Print exactly the lines from the first one down to the line that contains "rectangle (sendops.south east);", both included, and skip the pictures.
— START OF DATA FOR THE TASK —
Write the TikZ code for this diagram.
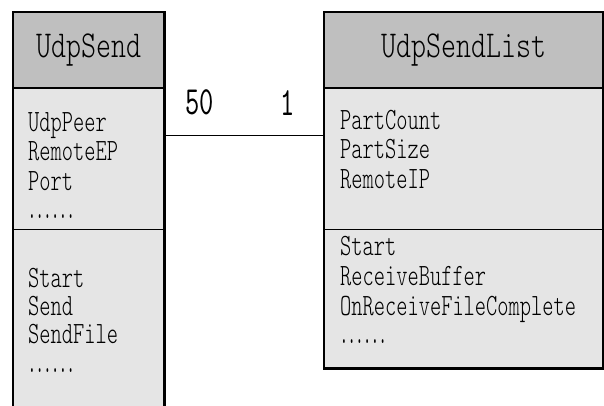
\documentclass[tikz,border=0pt]{standalone}
\usepackage{fontspec}
\usepackage{graphicx}
\newfontfamily\headfont{lmmonolt10-regular.otf}[FakeStretch=0.75]
\newfontfamily\bodyfont{lmmonolt10-regular.otf}[FakeStretch=0.69]
\newfontfamily\multfont{lmmono10-regular.otf}[FakeStretch=0.68]
\usetikzlibrary{positioning}
\newcommand\moredots{{\multfont\scalebox{0.7}[1]{......}}}

\begin{document}
\begin{tikzpicture}[x=1pt, y=-1pt,
    head_style/.style={fill=gray!50, anchor=north west, inner sep=0pt, font=\headfont\fontsize{38}{40}\selectfont},
    part_style/.style={fill=black!10, anchor=north west, inner sep=0pt},
    member_style/.style={anchor=base west, inner sep=0pt, font=\bodyfont\fontsize{31}{31}\selectfont},
    mult_style/.style={inner sep=0pt, font=\multfont\fontsize{40}{40}\selectfont},
    outline_style/.style={draw=black, line width=2.6pt},
    link_style/.style={draw=black, line width=0.9pt}]
  \useasboundingbox (0,0) rectangle (604,405);
  \clip (0,0) rectangle (604,405);

  % class UdpSend
  \node[head_style, minimum width=151pt, minimum height=76pt] (sendhead) at (13,12) {UdpSend};
  \node[part_style, minimum width=151pt, minimum height=140pt] (sendattr) at (sendhead.south west) {};
  \node[part_style, minimum width=151pt, minimum height=202pt] (sendops) at (sendattr.south west) {};
  \draw (sendattr.south west) -- (sendattr.south east);
  \draw[line width=2pt] (sendhead.south west) -- (sendhead.south east);
  \draw[outline_style] (sendhead.north west) rectangle (sendops.south east);

  % class UdpSendList
  \node[head_style, minimum width=279pt, minimum height=76pt] (listhead) at (324,12) {UdpSendList};
  \node[part_style, minimum width=279pt, minimum height=140pt] (listattr) at (listhead.south west) {};
  \node[part_style, minimum width=279pt, minimum height=139pt] (listops) at (listattr.south west) {};
  \draw (listattr.south west) -- (listattr.south east);
  \draw[line width=2pt] (listhead.south west) -- (listhead.south east);
  \draw[outline_style] (listhead.north west) rectangle (listops.south east);

  % members
  \draw
    (28, 131) node[member_style] (sa1){UdpPeer}
    (28, 160) node[member_style] (sa2){RemoteEP}
    (28, 190) node[member_style] (sa3){Port}
    (28, 218) node[member_style] (sa4){\moredots}
    (28, 287) node[member_style] (so1){Start}
    (28, 315) node[member_style] (so2){Send}
    (28, 343) node[member_style] (so3){SendFile}
    (28, 372) node[member_style] (so4){\moredots}
    (340, 129.5) node[member_style] (la1){PartCount}
    (340, 158.5) node[member_style] (la2){PartSize}
    (340, 188) node[member_style] (la3){RemoteIP}
    (340, 255) node[member_style] (lo1){Start}
    (340, 285) node[member_style] (lo2){ReceiveBuffer}
    (340, 315) node[member_style] (lo3){OnReceiveFileComplete}
    (340, 343) node[member_style] (lo4){\moredots};

  % association
  \coordinate (send_link) at ([yshift=-47pt]sendattr.north east);
  \coordinate (list_link) at (send_link -| listattr.west);
  \draw[link_style] (send_link) -- (list_link);
  \node[mult_style, above right=20pt and 21pt of send_link] (many) {50};
  \node[mult_style, above left=20pt and 29pt of list_link] (one) {1};
\end{tikzpicture}
\end{document}
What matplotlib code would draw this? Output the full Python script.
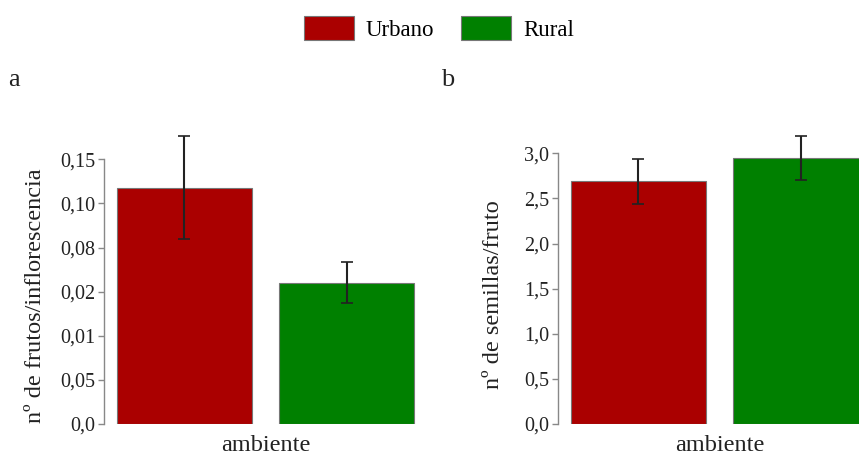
import matplotlib
matplotlib.use("Agg")
import matplotlib.pyplot as plt
from matplotlib.patches import Patch

plt.rcParams['font.family'] = ['Liberation Serif', 'DejaVu Serif']

groups = ["Urbano", "Rural"]
colors = ["#AA0000", "#008000"]

# panel a: frutos por inflorescencia
frutos_mean = [0.134, 0.080]
frutos_err = [0.029, 0.0117]
frutos_ticks = [0, 0.025, 0.05, 0.075, 0.10, 0.125, 0.15]
frutos_labels = ["0,0", "0,05", "0,01", "0,02", "0,08", "0,10", "0,15"]

# panel b: semillas por fruto
semillas_mean = [2.69, 2.95]
semillas_err = [0.25, 0.245]
semillas_ticks = [0, 0.5, 1.0, 1.5, 2.0, 2.5, 3.0]
semillas_labels = ["0,0", "0,5", "1,0", "1,5", "2,0", "2,5", "3,0"]

W, H = 859, 455
fig = plt.figure(figsize=(W / 100, H / 100), dpi=100)

xpos = [0, 1.2]


def panel(left_px, top_px, means, errs, ticks, labels, ylabel, lab_xy):
    x0 = left_px / W
    y0 = (H - 424) / H
    ax = fig.add_axes([x0, y0, 323 / W, (424 - top_px) / H])
    ax.bar(xpos, means, width=1.0, color=colors, edgecolor="#777777", linewidth=0.8)
    ax.errorbar(xpos, means, yerr=errs, fmt="none", ecolor="#222222",
                elinewidth=1.5, capsize=4.5, capthick=1.2, clip_on=False)
    ax.set_xlim(-0.594, 1.794)
    ax.set_ylim(0, ticks[-1])
    ax.set_yticks(ticks)
    ax.set_yticklabels(labels)
    ax.set_xticks([])
    for s in ["top", "right", "bottom"]:
        ax.spines[s].set_visible(False)
    ax.spines["left"].set_color("#888888")
    ax.spines["left"].set_linewidth(1.0)
    ax.tick_params(axis="y", direction="out", length=4.5, width=1.0, color="#888888",
                   labelsize=14.5, pad=2, labelcolor="#222222")
    ax.set_ylabel(ylabel, fontsize=17.5, color="#222222")
    ax.yaxis.set_label_coords(*lab_xy)
    ax.set_xlabel("ambiente", fontsize=17.5, labelpad=8, color="#222222")
    return ax


panel(104, 159.3, frutos_mean, frutos_err, frutos_ticks, frutos_labels,
      "nº de frutos/inflorescencia", (-0.18, 0.484))
panel(558, 153.3, semillas_mean, semillas_err, semillas_ticks, semillas_labels,
      "nº de semillas/fruto", (-0.167, 0.477))

fig.text(8 / W, (H - 86) / H, "a", fontsize=19, color="#222222")
fig.text(441 / W, (H - 86) / H, "b", fontsize=19, color="#222222")

handles = [Patch(facecolor=c, edgecolor="#777777", linewidth=0.8, label=g)
           for c, g in zip(colors, groups)]
fig.legend(handles=handles, loc="center", bbox_to_anchor=(0.511, 0.938), ncol=2,
           frameon=False, fontsize=16.5, handlelength=2.18, handleheight=1.22,
           handletextpad=0.52, columnspacing=1.18, borderpad=0)

fig.savefig("out.png", dpi=100)
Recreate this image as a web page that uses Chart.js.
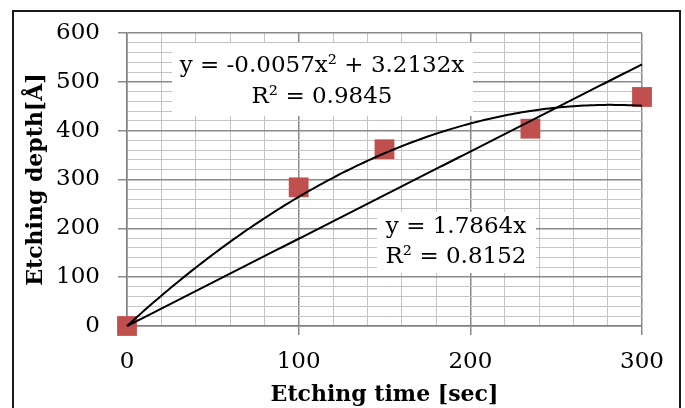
— END OF DATA FOR THE TASK —
» REPLY TO THE TASK
Write the TikZ code for this diagram.
\documentclass[tikz,border=0pt]{standalone}
\usepackage{fontspec}
\usepackage{graphicx}
\newfontfamily\headfont{lmmonolt10-regular.otf}[FakeStretch=0.75]
\newfontfamily\bodyfont{lmmonolt10-regular.otf}[FakeStretch=0.69]
\newfontfamily\multfont{lmmono10-regular.otf}[FakeStretch=0.68]
\usetikzlibrary{positioning}
\newcommand\moredots{{\multfont\scalebox{0.7}[1]{......}}}

\begin{document}
\begin{tikzpicture}[x=1pt, y=-1pt,
    head_style/.style={fill=gray!50, anchor=north west, inner sep=0pt, font=\headfont\fontsize{38}{40}\selectfont},
    part_style/.style={fill=black!10, anchor=north west, inner sep=0pt},
    member_style/.style={anchor=base west, inner sep=0pt, font=\bodyfont\fontsize{31}{31}\selectfont},
    mult_style/.style={inner sep=0pt, font=\multfont\fontsize{40}{40}\selectfont},
    outline_style/.style={draw=black, line width=2.6pt},
    link_style/.style={draw=black, line width=0.9pt}]
  \useasboundingbox (0,0) rectangle (604,405);
  \clip (0,0) rectangle (604,405);

  % class UdpSend
  \node[head_style, minimum width=151pt, minimum height=76pt] (sendhead) at (13,12) {UdpSend};
  \node[part_style, minimum width=151pt, minimum height=140pt] (sendattr) at (sendhead.south west) {};
  \node[part_style, minimum width=151pt, minimum height=202pt] (sendops) at (sendattr.south west) {};
  \draw (sendattr.south west) -- (sendattr.south east);
  \draw[line width=2pt] (sendhead.south west) -- (sendhead.south east);
  \draw[outline_style] (sendhead.north west) rectangle (sendops.south east);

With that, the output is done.